Jazz tenor saxophonist and bandleader Nobuo Hara was born Nobuo Tsukahara in Toyama, Japan on November 19, 1926. After studying brass instruments in school, he joined the Japanese Navy Military Band and continued to play in the group until the end of World War II. By 1950, he moved to Shinagawa, where he began using his stage name of Nobuo Hara and joined a band called Moonlight. Once he took over leadership of the band in 1951, he changed the name of the ensemble to Nubuo Hara and His Sharps & Flats. A 10-member ensemble, the group grew into a big band with the addition of several members including trombonist Kei Tani. The group was in their prime in the mid-to-late 1950s and became extremely popular in their homeland. Nubuo Hara and His Sharps & Flats’ recording debut was the album High Color Club- Sandy Jazz Concert (1956), which was followed by albums such as Drum Scope (1957), The Sharps and Flats Recital (1959), and Soul (1960). From 1963 until 1969, the band would perform on the annual New Year’s Eve talent show NHK Kohaku Uta Gassen.

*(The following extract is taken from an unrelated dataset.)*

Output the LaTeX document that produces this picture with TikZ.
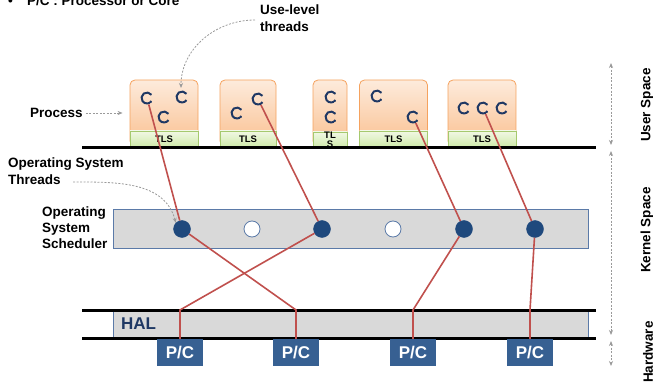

Nubuo Hara and His Sharps & Flats continued to release albums including Big Band Operation (1961), Operation Glenn Miller (1962), Operation Benny Goodman (1963), Dancing with the Sharps and Flats (1967), Sharps and Flats in Newport (1967), Dynamic Brass (1969), Sharps and Flats and 12 Great Composers (1972), Smashing (1978), and Active Volcano (1979). Nobuo Hara led the band for many decades, finally bringing the band’s long career to an end after a final show on February 11, 2010. Over the course of their career, they released reissues and live albums as well as compilations including The Glory of Sharps and Flats (2008), Sharps and Flats Plays Standards (2015), and many others. Nobuo Hara died of pneumonia on June 21, 2021, at the age of 94.